Region of double integration change under co-ordinate transformation

Question

If we have the region $0<x<\frac{1}{2}$,$\\ \ \ $ $x<y<1-x$ for a double integral on the $xy$ plane then it will appear as such:

Now say we want to find the region of integration under the new co-ordinates $r=x+y$ and $s=y-x$ - what will the upper and lower bounds on these be?

I thought of subbing $r$ and $s$ into the original boundaries (and multiplying everything by 2 to give):

$\rightarrow 0<r-s<1$ & $r-s<r+s<2-(r-s)$

adding these together...

$\rightarrow r-s<2r<3-r+s$

but found no way to obtain an inequality in only $r$ and an inequality with only $s$ in the centre.

I also thought of trying to draw an $x+y$ and $y-x$ axis onto the plane but didn't really know if these were just the lines $y=x$ and $y=-x$ or something more weird and nonlinear perhaps (if it is indeed these two equations, I would appreciate a clear explanation).

Many thanks.

Answer 1

One approach is purely mechanistic: you express the boundary of the region of integration in terms of a system of equations, then transform that system.
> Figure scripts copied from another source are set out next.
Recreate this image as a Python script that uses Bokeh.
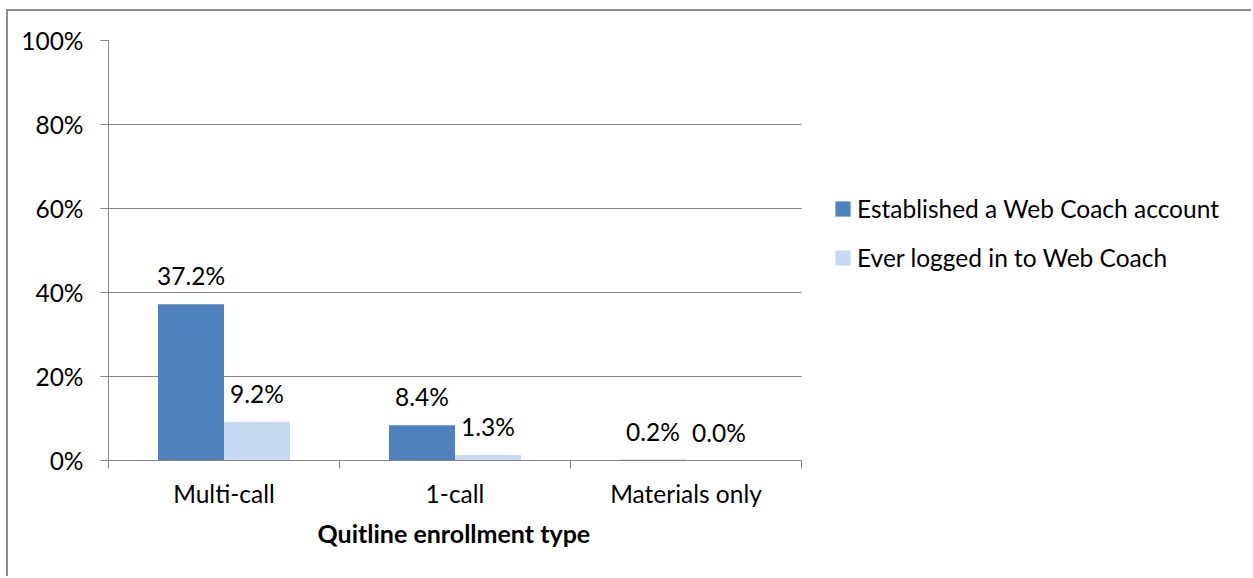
from bokeh.plotting import figure
from bokeh.models import (ColumnDataSource, Range1d, FixedTicker, PrintfTickFormatter,
                          LabelSet, Legend, LegendItem, Title)
from bokeh.core.properties import value
from bokeh.transform import dodge
from bokeh.embed import file_html
from bokeh.resources import INLINE

# ---- data ----
categories = ["Multi-call", "1-call", "Materials only"]
established = [37.2, 8.4, 0.2]
logged_in = [9.2, 1.3, 0.0]
series_names = ["Established a Web Coach account", "Ever logged in to Web Coach"]
y_ticks = [0, 20, 40, 60, 80, 100]
x_title = "Quitline enrollment type"

# ---- style / layout ----
FONT = "Lato"
FS = "24.5px"
BLUE = "#4F81BD"
LIGHT = "#C6D9F1"
GRID = "#868686"
BORDER = "#8c8c8c"
BW = 0.2857
CANVAS_W, CANVAS_H = 1245, 567
LEFT, RIGHT_PLOT, CANVAS_RIGHT = 100, 793, 1245   # canvas px: axis area 100..793
N = len(categories)
x_end = N * (CANVAS_RIGHT - LEFT) / (RIGHT_PLOT - LEFT)  # extend frame for legend room

pos = [i + 0.5 for i in range(N)]
src = ColumnDataSource(dict(
    x=pos, est=established, log=logged_in,
    est_lbl=[f"{v:.1f}%" for v in established],
    log_lbl=[f"{v:.1f}%" for v in logged_in],
))

p = figure(width=CANVAS_W, height=CANVAS_H, output_backend="svg", toolbar_location=None,
           x_range=Range1d(0, x_end), y_range=Range1d(0, 100),
           min_border_left=LEFT, min_border_right=0, min_border_top=29,
           min_border_bottom=118)
p.margin = (9, 0, 0, 6)
p.styles = {"border-top": f"2px solid {BORDER}", "border-left": f"2px solid {BORDER}"}
p.outline_line_color = None
p.background_fill_color = "white"
p.border_fill_color = "white"

r1 = p.vbar(x=dodge("x", -BW / 2), top="est", width=BW, source=src,
            fill_color=BLUE, line_color=None)
r2 = p.vbar(x=dodge("x", BW / 2), top="log", width=BW, source=src,
            fill_color=LIGHT, line_color=None)

for col, y_col, off in (("est_lbl", "est", -BW / 2), ("log_lbl", "log", BW / 2)):
    p.add_layout(LabelSet(x=dodge("x", off), y=y_col, text=col, source=src,
                          y_offset=19, text_align="center", text_baseline="alphabetic",
                          text_font=value(FONT), text_font_size=value(FS),
                          text_color="black"))

# grid (limited to the category span)
p.xgrid.visible = False
yg = p.ygrid[0]
yg.cross_bounds = (0, N)
yg.ticker = FixedTicker(ticks=y_ticks)
yg.grid_line_color = GRID
yg.grid_line_width = 1

# y axis
ya = p.yaxis[0]
ya.ticker = FixedTicker(ticks=y_ticks, minor_ticks=[])
ya.formatter = PrintfTickFormatter(format="%d%%")
ya.axis_line_color = GRID
ya.major_tick_line_color = GRID
ya.major_tick_out = 8
ya.major_tick_in = 0
ya.minor_tick_line_color = None
ya.major_label_standoff = 17
ya.major_label_text_font = FONT
ya.major_label_text_font_size = FS
ya.major_label_text_color = "black"

# x axis
xa = p.xaxis[0]
xa.bounds = (0, N)
xa.ticker = FixedTicker(ticks=pos, minor_ticks=[float(i) for i in range(N + 1)])
xa.major_label_overrides = {pos[i]: categories[i] for i in range(N)}
xa.axis_line_color = GRID
xa.major_tick_line_color = None
xa.major_tick_out = 0
xa.major_tick_in = 0
xa.minor_tick_line_color = GRID
xa.minor_tick_out = 8
xa.minor_tick_in = 0
xa.major_label_standoff = 10
xa.major_label_text_font = FONT
xa.major_label_text_font_size = FS
xa.major_label_text_color = "black"

# x title, placed under the category span
p.add_layout(Title(text=x_title, align="left", offset=209, standoff=10,
                   text_font=FONT, text_font_size="25px", text_font_style="bold",
                   text_color="black"), "below")

legend = Legend(items=[LegendItem(label=series_names[0], renderers=[r1]),
                       LegendItem(label=series_names[1], renderers=[r2])],
                location=(725, 188), orientation="vertical",
                background_fill_alpha=0, border_line_color=None,
                padding=0, margin=0, glyph_width=19, glyph_height=19,
                label_standoff=5, label_height=19, spacing=20,
                label_text_font=FONT, label_text_font_size=FS,
                label_text_color="black")
p.add_layout(legend)

open("out.html", "w").write(file_html(p, INLINE))
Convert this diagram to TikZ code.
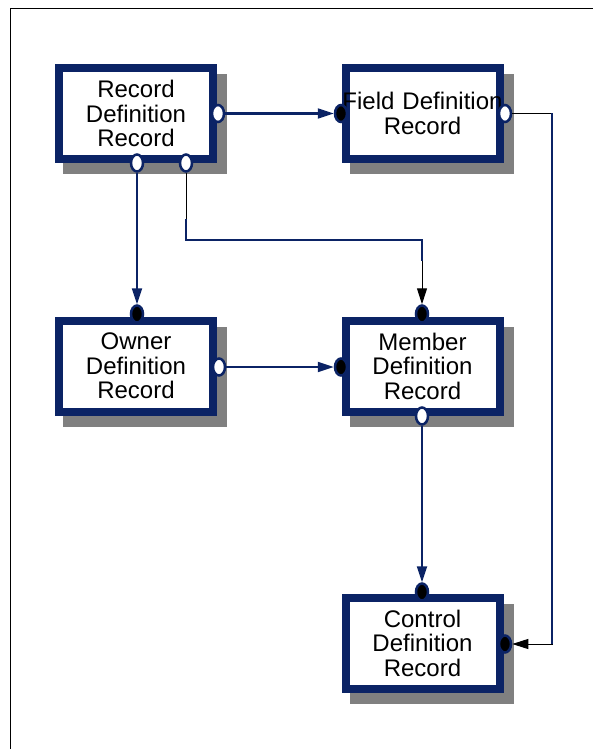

The boundary is defined in $(x,y)$ coordinates as $$x = 0, \quad y = x, \quad x+y = 1.$$ So under the transformation $$r = x + y, \quad s = y - x,$$ or equivalently $$x = \frac{r - s}{2}, \quad y = \frac{r + s}{2},$$ we obtain $$r - s = 0, \quad r - s = r + s, \quad r = 1,$$ and simplifying yields $$r = s, \quad s = 0, \quad r = 1.$$ Now we plot these in the $(r,s)$ plane, and the interior region is just a triangle with vertices are $(r,s) \in \{(0,0), (1,0), (1,1)\}$. Therefore, we can set up an iterated integral as $$\int_{r=0}^1 \int_{s=0}^r f(r,s) \, ds, \, dr,$$ or if we want to integrate with respect to $r$ first, $$\int_{s=0}^1 \int_{r=s}^1 f(r,s) \, dr \, ds.$$

Another approach is to look at how the transformation maps the vertices of the boundary, knowing that this particular transformation preserves lines. So for instance, $(x,y) = (0,0)$ becomes $(r,s) = (0+0, 0-0) = (0,0)$; and $(x,y) = (0,1)$ becomes $(r,s) = (0+1,1-0) = (1,1)$. This gives us the same list of transformed vertices we got above.

Answer 2

To me, the easiest way is to use the fact that "boundary will map to the boundary". This is because a change of variables is related a to continuous function, in this case, $$F:\mathbb{R}^2 \to \mathbb{R}^2$$ $$(x,y) \mapsto F(x,y) = (\underbrace{x+y}_{r},\underbrace{y-x}_{s})$$

Set $A(0,0),B(\frac{1}{2},\frac{1}{2}),C(0,1)$ the vertices of the region,

Thus, $$\overline{AB}=\{(x,x)/x\in [0,\frac{1}{2}]\} \implies F(\overline{AB}) = (2x,0), x\in [0,\frac{1}{2}]$$ representing a line over the $r-$axis, joining $(0,0)\rightarrow (1,0)$. Similarly, $$\overline{BC}=\{(x,1-x)/x\in [0,\frac{1}{2}]\} \implies F(\overline{AB}) = (1,1-2x), x\in [0,\frac{1}{2}]$$ a line over the $s-$axis joining $(1,0)\rightarrow (1,1)$

$$\overline{CA}=\{(0,y)/y\in [0,1]\} \implies F(\overline{AB}) = (y,y), y\in [0,1]$$ which is the diagonal $r=s$: Putting all together:

Thus, $r\in [0,1], 0\leq s \leq r$ is the desired region.